If you compare women vs men in the same class, men undeniable have privilege.

2 comments

Become a roofer for your entire working life, blow your back and knees out at 45, and tell me that's a privilege. Or maybe tell the overwhelming majority of male homeless they simply squandered it.

I don't know why the possibility of "Yes, men encounter unique problems" is met with derision. I'm not dismissing or trying to minimize problems women encounter, and life at the bottom of the socioeconomic heap sucks in general. But men absolutely don't enjoy some sort of privilege there; it's a grind and it will literally consume you unless you can come up with an out regardless of sex or creed. That suckage is gong to be different depending on circumstances, but I will say nobody really cares, good luck, and can you please keep it to yourself in polite company, because it's gross and makes people uncomfortable.

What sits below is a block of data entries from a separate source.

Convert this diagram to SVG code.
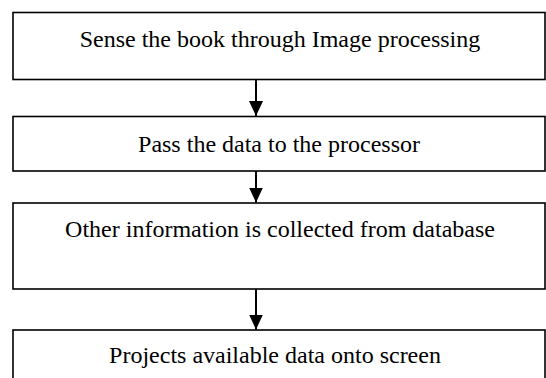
<svg xmlns="http://www.w3.org/2000/svg" width="546" height="378" viewBox="0 0 546 378">
<style>
.box{fill:#fff;stroke:#000;stroke-width:1.6}
.lbl{font-family:"Liberation Serif","Times New Roman",serif;font-size:24px;fill:#000;text-anchor:middle}
.conn{stroke:#000;stroke-width:2;fill:none}
</style>
<defs>
<marker id="ah" markerUnits="userSpaceOnUse" markerWidth="16" markerHeight="16" refX="15" refY="7" orient="auto">
<path d="M0,0 L15,7 L0,14 Z" fill="#000"/>
</marker>
</defs>
<rect width="546" height="378" fill="#fff"/>
<g id="n1"><rect class="box" x="13" y="12.5" width="532" height="67"/><text class="lbl" x="280" y="47">Sense the book through Image processing</text></g>
<g id="n2"><rect class="box" x="13" y="116.5" width="532" height="54.5"/><text class="lbl" x="279" y="152">Pass the data to the processor</text></g>
<g id="n3"><rect class="box" x="13" y="203" width="532" height="86"/><text class="lbl" x="280" y="237">Other information is collected from database</text></g>
<g id="n4"><rect class="box" x="13" y="330" width="532" height="60"/><text class="lbl" x="275" y="363">Projects available data onto screen</text></g>
<g id="connectors">
<line class="conn" x1="256" y1="79.5" x2="256" y2="116" marker-end="url(#ah)"/>
<line class="conn" x1="256" y1="171" x2="256" y2="202.5" marker-end="url(#ah)"/>
<line class="conn" x1="256" y1="289" x2="256" y2="329.5" marker-end="url(#ah)"/>
</g>
</svg>
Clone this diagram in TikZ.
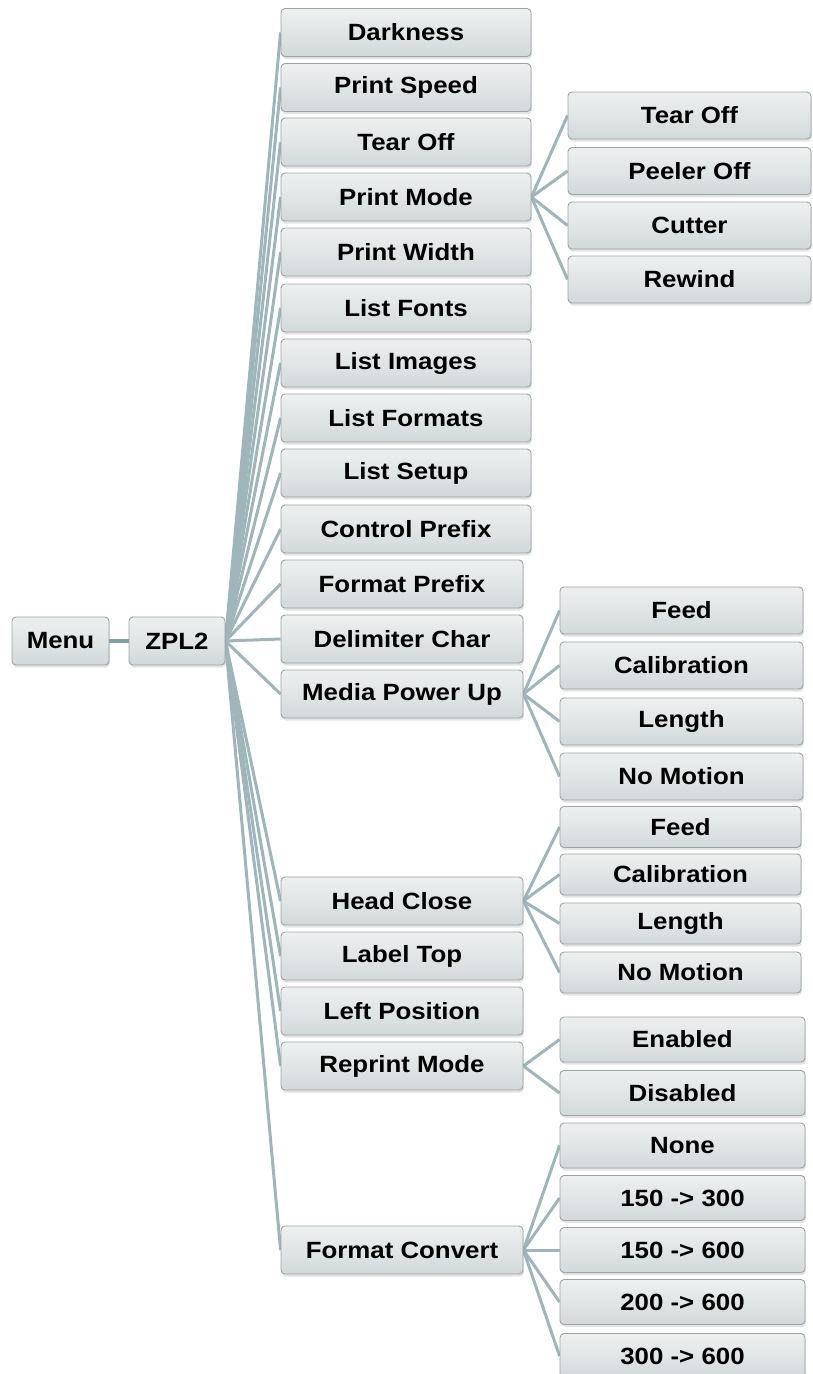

Seems quite easily deniable to me. Men dominate school dropouts, suicides, prisoners, and the homeless. All of these issues disproportionately affect the working class and other disadvantaged groups, so that strawman can go back in its box for another conversation.

On overwork specifically, fathers are the most likely to work overtime and swap shifts - more so than men without children (and women in general). When it's a choice even other men don't make, it should be obvious even to the most frothy ideologue that there's a unique pressure on fathers in this regard. They're giving something up that literally everyone else finds valuable.